Respect for the boss was just baked in. Cassidy remembers Wright respected Eddie Burke to the point that Jay wouldn’t put the windows down on the Dragon Wagon even as it filled with Burke’s cigarette smoke.
“He loved Eddie,” Cassidy said. “The one thing that Jay did was open New York City for us. We never recruited New York before Jay got there. He opened that up for us.”
Like Neer, Cassidy keeps close track.
“He’s almost to a certain degree revolutionized basketball,” said Cassidy, later the longtime head coach at Rowan, speaking of how when the five-second count while dribbling was abolished before the 2015-16 season, Wright began making use of his point guards “dribble, dribble, dribble, forever …” First Ryan Arcidiacono, then Jalen Brunson, now Collin Gillespie, point guards working inside.

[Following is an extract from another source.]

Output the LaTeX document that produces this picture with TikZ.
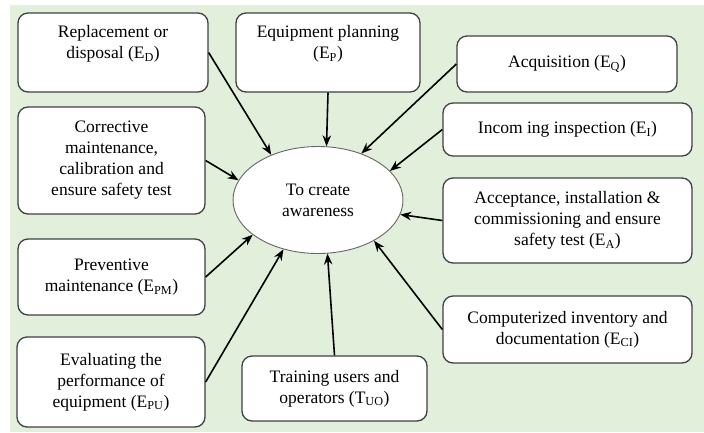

“That’s not the stuff he got from Rollie or any of the stuff they used to do,” Cassidy said. “It’s gotten to the point now, somebody does it on TV, they say, ‘That’s the Villanova move.’ He’s established that as almost like a signature thing.”
“His eyes and ears are always open, whether it’s a cautionary tale or something that can help him,” Neer said.
This past season, Neer remembers writing a text to Wright early on, when the games were being played without crowds.
“It looks like a Division III game,” Neer recalls texting Wright. “This is going to work to your advantage. Your teams are not as reliant on the ‘feel good’ of the crowd.”
The old boss is not claiming any ownership of the fundamentals or the drills. Everyone got it from someone.
“Clair Bee got it from somebody,” Neer said, referring to the famous coaching innovator before Wright was born.
Realistically, Neer knows Wright learned a lot at his first stop, simply by it being his first stop. Yes, they all said, this young guy’s going places. They just had no idea where that road could lead. Maybe Wright’s resume would still fit on a gosh darn postcard, but it would have to be a photo of a plaque, soon to be hanging inside his sport’s hall of fame.
“None of this was guaranteed,” Jay Wright’s first boss said. “He’s respectful of it all.”